> [Data provided]:

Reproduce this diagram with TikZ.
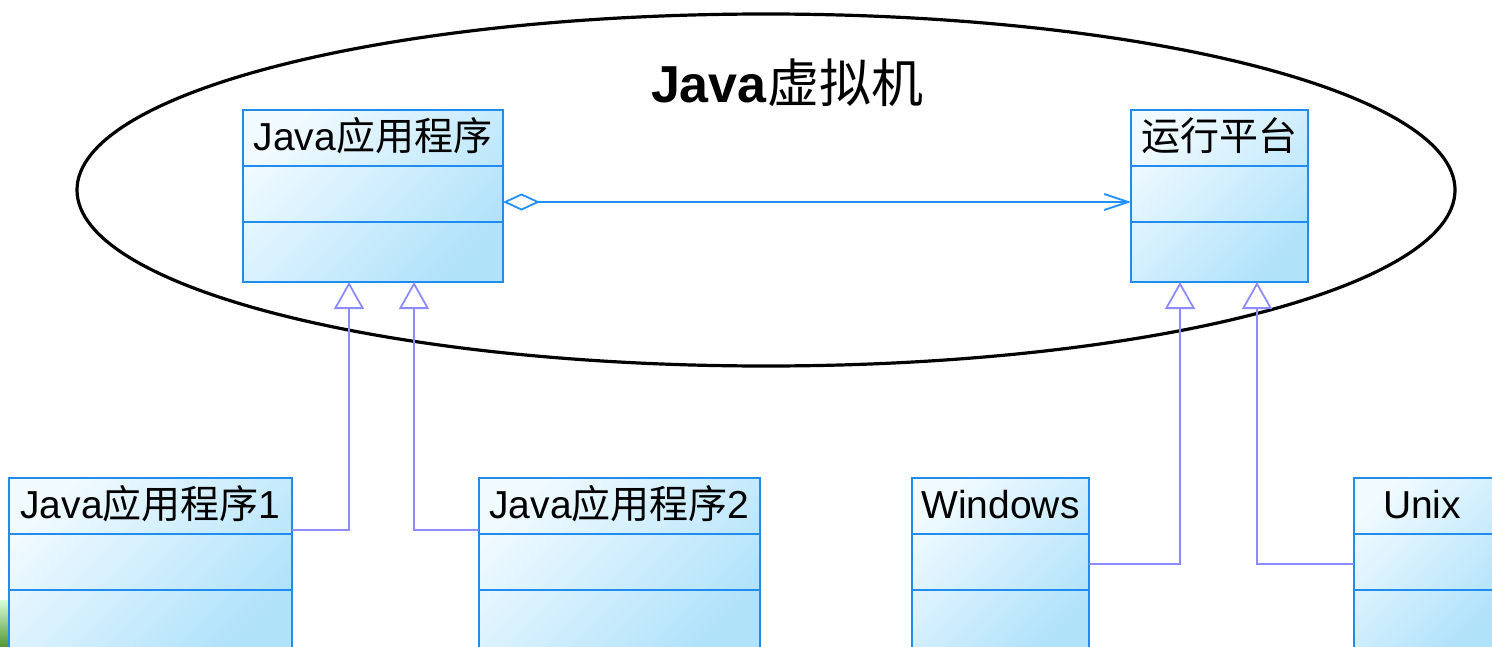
\documentclass[tikz,border=0pt]{standalone}
\usepackage{fontspec}
\setmainfont{Liberation Sans}
\newfontfamily\cjk{Noto Sans CJK SC}
\usetikzlibrary{arrows.meta}
\definecolor{boxblue}{RGB}{33,140,240}
\definecolor{aggblue}{RGB}{30,144,255}
\definecolor{genblue}{RGB}{140,140,255}
\definecolor{filltop}{RGB}{240,250,255}
\definecolor{fillbot}{RGB}{176,226,250}
\tikzset{
  umlbox/.style={rectangle, draw=boxblue, line width=1.1pt, inner sep=0pt, outer sep=0pt,
    anchor=north west, minimum height=86pt,
    top color=filltop, bottom color=fillbot, shading angle=45},
  divider/.style={draw=boxblue, line width=1.1pt},
  boxtext/.style={anchor=base, inner sep=0pt, font=\fontsize{19.5pt}{22pt}\selectfont},
  agg/.style={draw=aggblue, line width=0.8pt,
    {Diamond[open, length=18.5pt, width=8.5pt, line width=0.9pt]}-{Straight Barb[length=12pt, width=8pt, line width=0.9pt]}},
  gen/.style={draw=genblue, line width=0.9pt, -{Triangle[open, length=13.5pt, width=15pt, line width=0.9pt]}},
}
\begin{document}
\begin{tikzpicture}[x=0.5pt, y=-0.5pt]
\useasboundingbox (0,0) rectangle (1492,647);
\clip (0,0) rectangle (1492,647);
\fill[white] (0,0) rectangle (1492,647);
% background artifact
\shade[top color=green!15!white, bottom color={rgb,255:red,80;green,150;blue,50}] (0,600) rectangle (9,647);
% ellipse
\draw[line width=1.6pt] (766,190) ellipse [x radius=689, y radius=176];
\node[anchor=base, inner sep=0pt, font=\fontsize{26pt}{30pt}\selectfont] (title) at (787,103) {\textbf{Java}{\cjk 虚拟机}};
% boxes
\node[umlbox, minimum width=130pt] (a) at (243,110) {};
\node[umlbox, minimum width=88.5pt] (b) at (1131,110) {};
\node[umlbox, minimum width=141.5pt] (c) at (9,478) {};
\node[umlbox, minimum width=140.5pt] (d) at (479,478) {};
\node[umlbox, minimum width=88.5pt] (e) at (912,478) {};
\node[umlbox, minimum width=71pt] (f) at (1354,478) {};
\foreach \n in {a,b,c,d,e,f}{
  \draw[divider] ([yshift=-28pt]\n.north west) -- ([yshift=-28pt]\n.north east);
  \draw[divider] ([yshift=-56pt]\n.north west) -- ([yshift=-56pt]\n.north east);
}
\node[boxtext] (ta) at ([yshift=-20pt]a.north) {Java{\cjk 应用程序}};
\node[boxtext] (tb) at ([yshift=-20pt]b.north) {{\cjk 运行平台}};
\node[boxtext] (tc) at ([yshift=-20pt]c.north) {Java{\cjk 应用程序}1};
\node[boxtext] (td) at ([yshift=-20pt]d.north) {Java{\cjk 应用程序}2};
\node[boxtext] (te) at ([yshift=-20pt]e.north) {Windows};
\node[boxtext] (tf) at (1422,518) {Unix};
% aggregation
\draw[agg] ([yshift=-3pt]a.east) -- ([yshift=-3pt]b.west);
% generalizations
\draw[gen] ([yshift=17pt]c.east) -| ([xshift=-12pt]a.south);
\draw[gen] ([yshift=17pt]d.west) -| ([xshift=20.5pt]a.south);
\draw[gen] (e.east) -| ([xshift=-19.75pt]b.south);
\draw[gen] (f.west) -| ([xshift=18.75pt]b.south);
\end{tikzpicture}
\end{document}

> [Exercise]:
Quote the data above in full and without alteration; skip the pictures.

> [Output of the task]:
Reproduce this diagram with TikZ.
\documentclass[tikz,border=0pt]{standalone}
\usepackage{fontspec}
\setmainfont{Liberation Sans}
\newfontfamily\cjk{Noto Sans CJK SC}
\usetikzlibrary{arrows.meta}
\definecolor{boxblue}{RGB}{33,140,240}
\definecolor{aggblue}{RGB}{30,144,255}
\definecolor{genblue}{RGB}{140,140,255}
\definecolor{filltop}{RGB}{240,250,255}
\definecolor{fillbot}{RGB}{176,226,250}
\tikzset{
  umlbox/.style={rectangle, draw=boxblue, line width=1.1pt, inner sep=0pt, outer sep=0pt,
    anchor=north west, minimum height=86pt,
    top color=filltop, bottom color=fillbot, shading angle=45},
  divider/.style={draw=boxblue, line width=1.1pt},
  boxtext/.style={anchor=base, inner sep=0pt, font=\fontsize{19.5pt}{22pt}\selectfont},
  agg/.style={draw=aggblue, line width=0.8pt,
    {Diamond[open, length=18.5pt, width=8.5pt, line width=0.9pt]}-{Straight Barb[length=12pt, width=8pt, line width=0.9pt]}},
  gen/.style={draw=genblue, line width=0.9pt, -{Triangle[open, length=13.5pt, width=15pt, line width=0.9pt]}},
}
\begin{document}
\begin{tikzpicture}[x=0.5pt, y=-0.5pt]
\useasboundingbox (0,0) rectangle (1492,647);
\clip (0,0) rectangle (1492,647);
\fill[white] (0,0) rectangle (1492,647);
% background artifact
\shade[top color=green!15!white, bottom color={rgb,255:red,80;green,150;blue,50}] (0,600) rectangle (9,647);
% ellipse
\draw[line width=1.6pt] (766,190) ellipse [x radius=689, y radius=176];
\node[anchor=base, inner sep=0pt, font=\fontsize{26pt}{30pt}\selectfont] (title) at (787,103) {\textbf{Java}{\cjk 虚拟机}};
% boxes
\node[umlbox, minimum width=130pt] (a) at (243,110) {};
\node[umlbox, minimum width=88.5pt] (b) at (1131,110) {};
\node[umlbox, minimum width=141.5pt] (c) at (9,478) {};
\node[umlbox, minimum width=140.5pt] (d) at (479,478) {};
\node[umlbox, minimum width=88.5pt] (e) at (912,478) {};
\node[umlbox, minimum width=71pt] (f) at (1354,478) {};
\foreach \n in {a,b,c,d,e,f}{
  \draw[divider] ([yshift=-28pt]\n.north west) -- ([yshift=-28pt]\n.north east);
  \draw[divider] ([yshift=-56pt]\n.north west) -- ([yshift=-56pt]\n.north east);
}
\node[boxtext] (ta) at ([yshift=-20pt]a.north) {Java{\cjk 应用程序}};
\node[boxtext] (tb) at ([yshift=-20pt]b.north) {{\cjk 运行平台}};
\node[boxtext] (tc) at ([yshift=-20pt]c.north) {Java{\cjk 应用程序}1};
\node[boxtext] (td) at ([yshift=-20pt]d.north) {Java{\cjk 应用程序}2};
\node[boxtext] (te) at ([yshift=-20pt]e.north) {Windows};
\node[boxtext] (tf) at (1422,518) {Unix};
% aggregation
\draw[agg] ([yshift=-3pt]a.east) -- ([yshift=-3pt]b.west);
% generalizations
\draw[gen] ([yshift=17pt]c.east) -| ([xshift=-12pt]a.south);
\draw[gen] ([yshift=17pt]d.west) -| ([xshift=20.5pt]a.south);
\draw[gen] (e.east) -| ([xshift=-19.75pt]b.south);
\draw[gen] (f.west) -| ([xshift=18.75pt]b.south);
\end{tikzpicture}
\end{document}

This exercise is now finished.